▶ _Written problem_
Restate each of the lines below word for word and drop every picture.

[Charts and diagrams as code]
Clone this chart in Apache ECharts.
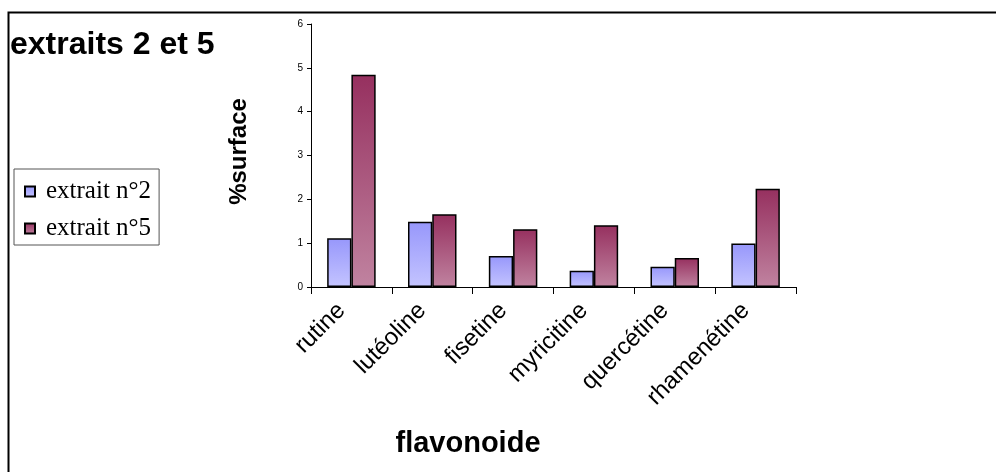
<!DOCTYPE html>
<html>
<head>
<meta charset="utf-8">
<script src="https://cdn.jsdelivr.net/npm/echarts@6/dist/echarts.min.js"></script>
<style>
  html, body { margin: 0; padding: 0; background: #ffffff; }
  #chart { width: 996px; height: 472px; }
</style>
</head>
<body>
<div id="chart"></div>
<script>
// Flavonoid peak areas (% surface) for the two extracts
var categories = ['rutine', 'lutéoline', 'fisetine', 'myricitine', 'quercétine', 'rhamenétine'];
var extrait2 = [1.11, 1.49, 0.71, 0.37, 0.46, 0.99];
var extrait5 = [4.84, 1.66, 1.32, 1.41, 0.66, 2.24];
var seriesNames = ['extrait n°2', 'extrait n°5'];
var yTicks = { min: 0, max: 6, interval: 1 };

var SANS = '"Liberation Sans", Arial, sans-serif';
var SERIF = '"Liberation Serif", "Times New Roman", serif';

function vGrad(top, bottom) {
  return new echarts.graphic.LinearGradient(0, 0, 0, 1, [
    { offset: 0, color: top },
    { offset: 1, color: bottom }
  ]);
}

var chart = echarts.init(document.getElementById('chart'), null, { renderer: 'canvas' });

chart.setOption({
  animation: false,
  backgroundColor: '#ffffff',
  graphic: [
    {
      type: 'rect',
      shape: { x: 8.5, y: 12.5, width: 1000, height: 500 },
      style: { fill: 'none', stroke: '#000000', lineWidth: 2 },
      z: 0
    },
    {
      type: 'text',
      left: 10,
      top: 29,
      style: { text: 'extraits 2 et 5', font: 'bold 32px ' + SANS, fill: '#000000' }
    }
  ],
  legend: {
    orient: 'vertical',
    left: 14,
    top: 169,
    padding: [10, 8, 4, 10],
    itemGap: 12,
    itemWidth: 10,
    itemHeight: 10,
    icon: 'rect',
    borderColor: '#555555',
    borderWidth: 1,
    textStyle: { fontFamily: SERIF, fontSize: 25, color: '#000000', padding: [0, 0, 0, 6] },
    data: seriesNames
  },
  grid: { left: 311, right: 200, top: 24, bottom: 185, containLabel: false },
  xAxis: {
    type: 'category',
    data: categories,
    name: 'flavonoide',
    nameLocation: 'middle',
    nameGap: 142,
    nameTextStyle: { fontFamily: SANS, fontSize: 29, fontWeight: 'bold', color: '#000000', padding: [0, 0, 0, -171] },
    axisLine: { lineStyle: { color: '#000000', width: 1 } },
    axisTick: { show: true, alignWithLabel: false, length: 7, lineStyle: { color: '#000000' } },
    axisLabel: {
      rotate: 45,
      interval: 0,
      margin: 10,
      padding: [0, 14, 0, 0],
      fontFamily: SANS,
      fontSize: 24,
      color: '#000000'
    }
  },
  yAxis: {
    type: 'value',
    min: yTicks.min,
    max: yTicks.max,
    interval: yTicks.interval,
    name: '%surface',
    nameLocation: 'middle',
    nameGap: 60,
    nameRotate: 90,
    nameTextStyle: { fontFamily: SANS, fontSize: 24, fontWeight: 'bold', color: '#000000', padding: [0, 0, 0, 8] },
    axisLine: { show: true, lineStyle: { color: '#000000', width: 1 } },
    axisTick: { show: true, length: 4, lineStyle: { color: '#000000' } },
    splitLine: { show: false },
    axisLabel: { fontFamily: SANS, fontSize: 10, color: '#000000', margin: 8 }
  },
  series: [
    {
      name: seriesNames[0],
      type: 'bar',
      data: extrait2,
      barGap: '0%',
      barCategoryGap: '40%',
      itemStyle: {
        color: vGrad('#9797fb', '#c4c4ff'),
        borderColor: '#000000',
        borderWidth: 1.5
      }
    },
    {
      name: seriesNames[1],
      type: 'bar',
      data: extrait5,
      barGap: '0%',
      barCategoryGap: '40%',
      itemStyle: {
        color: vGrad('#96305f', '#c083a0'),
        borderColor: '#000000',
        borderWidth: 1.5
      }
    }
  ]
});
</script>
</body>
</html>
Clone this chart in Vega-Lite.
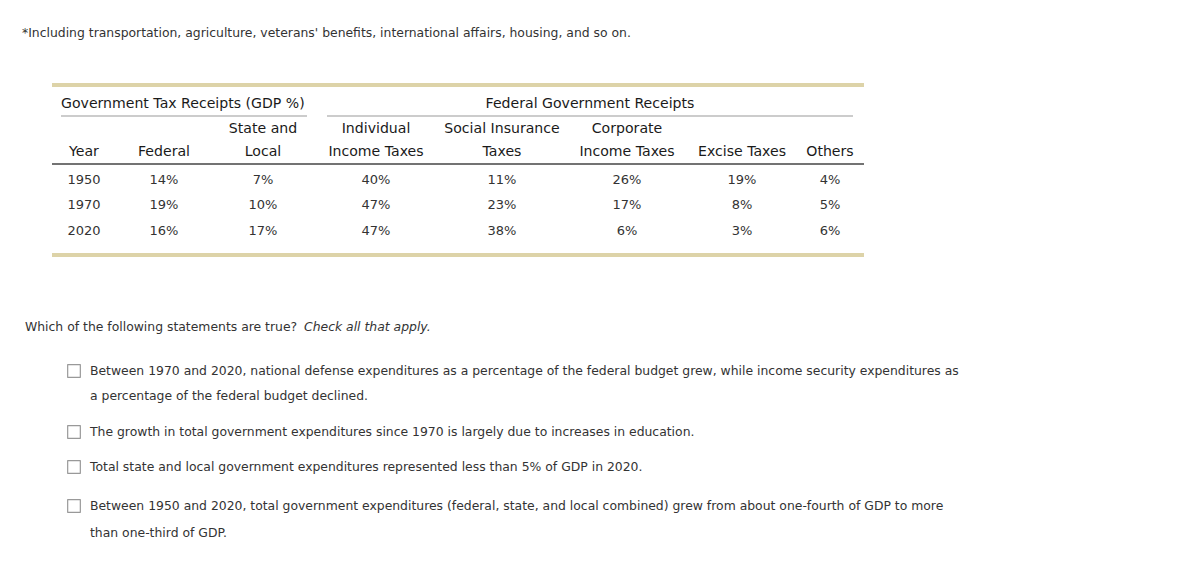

▶ _Answer to this task_
Clone this chart in Apache ECharts.
<!DOCTYPE html>
<html>
<head>
<meta charset="utf-8">
<script src="https://cdn.jsdelivr.net/npm/echarts@6/dist/echarts.min.js"></script>
<style>
  html, body { margin: 0; padding: 0; background: #ffffff; }
  #chart { width: 996px; height: 472px; }
</style>
</head>
<body>
<div id="chart"></div>
<script>
// Flavonoid peak areas (% surface) for the two extracts
var categories = ['rutine', 'lutéoline', 'fisetine', 'myricitine', 'quercétine', 'rhamenétine'];
var extrait2 = [1.11, 1.49, 0.71, 0.37, 0.46, 0.99];
var extrait5 = [4.84, 1.66, 1.32, 1.41, 0.66, 2.24];
var seriesNames = ['extrait n°2', 'extrait n°5'];
var yTicks = { min: 0, max: 6, interval: 1 };

var SANS = '"Liberation Sans", Arial, sans-serif';
var SERIF = '"Liberation Serif", "Times New Roman", serif';

function vGrad(top, bottom) {
  return new echarts.graphic.LinearGradient(0, 0, 0, 1, [
    { offset: 0, color: top },
    { offset: 1, color: bottom }
  ]);
}

var chart = echarts.init(document.getElementById('chart'), null, { renderer: 'canvas' });

chart.setOption({
  animation: false,
  backgroundColor: '#ffffff',
  graphic: [
    {
      type: 'rect',
      shape: { x: 8.5, y: 12.5, width: 1000, height: 500 },
      style: { fill: 'none', stroke: '#000000', lineWidth: 2 },
      z: 0
    },
    {
      type: 'text',
      left: 10,
      top: 29,
      style: { text: 'extraits 2 et 5', font: 'bold 32px ' + SANS, fill: '#000000' }
    }
  ],
  legend: {
    orient: 'vertical',
    left: 14,
    top: 169,
    padding: [10, 8, 4, 10],
    itemGap: 12,
    itemWidth: 10,
    itemHeight: 10,
    icon: 'rect',
    borderColor: '#555555',
    borderWidth: 1,
    textStyle: { fontFamily: SERIF, fontSize: 25, color: '#000000', padding: [0, 0, 0, 6] },
    data: seriesNames
  },
  grid: { left: 311, right: 200, top: 24, bottom: 185, containLabel: false },
  xAxis: {
    type: 'category',
    data: categories,
    name: 'flavonoide',
    nameLocation: 'middle',
    nameGap: 142,
    nameTextStyle: { fontFamily: SANS, fontSize: 29, fontWeight: 'bold', color: '#000000', padding: [0, 0, 0, -171] },
    axisLine: { lineStyle: { color: '#000000', width: 1 } },
    axisTick: { show: true, alignWithLabel: false, length: 7, lineStyle: { color: '#000000' } },
    axisLabel: {
      rotate: 45,
      interval: 0,
      margin: 10,
      padding: [0, 14, 0, 0],
      fontFamily: SANS,
      fontSize: 24,
      color: '#000000'
    }
  },
  yAxis: {
    type: 'value',
    min: yTicks.min,
    max: yTicks.max,
    interval: yTicks.interval,
    name: '%surface',
    nameLocation: 'middle',
    nameGap: 60,
    nameRotate: 90,
    nameTextStyle: { fontFamily: SANS, fontSize: 24, fontWeight: 'bold', color: '#000000', padding: [0, 0, 0, 8] },
    axisLine: { show: true, lineStyle: { color: '#000000', width: 1 } },
    axisTick: { show: true, length: 4, lineStyle: { color: '#000000' } },
    splitLine: { show: false },
    axisLabel: { fontFamily: SANS, fontSize: 10, color: '#000000', margin: 8 }
  },
  series: [
    {
      name: seriesNames[0],
      type: 'bar',
      data: extrait2,
      barGap: '0%',
      barCategoryGap: '40%',
      itemStyle: {
        color: vGrad('#9797fb', '#c4c4ff'),
        borderColor: '#000000',
        borderWidth: 1.5
      }
    },
    {
      name: seriesNames[1],
      type: 'bar',
      data: extrait5,
      barGap: '0%',
      barCategoryGap: '40%',
      itemStyle: {
        color: vGrad('#96305f', '#c083a0'),
        borderColor: '#000000',
        borderWidth: 1.5
      }
    }
  ]
});
</script>
</body>
</html>
Clone this chart in Vega-Lite.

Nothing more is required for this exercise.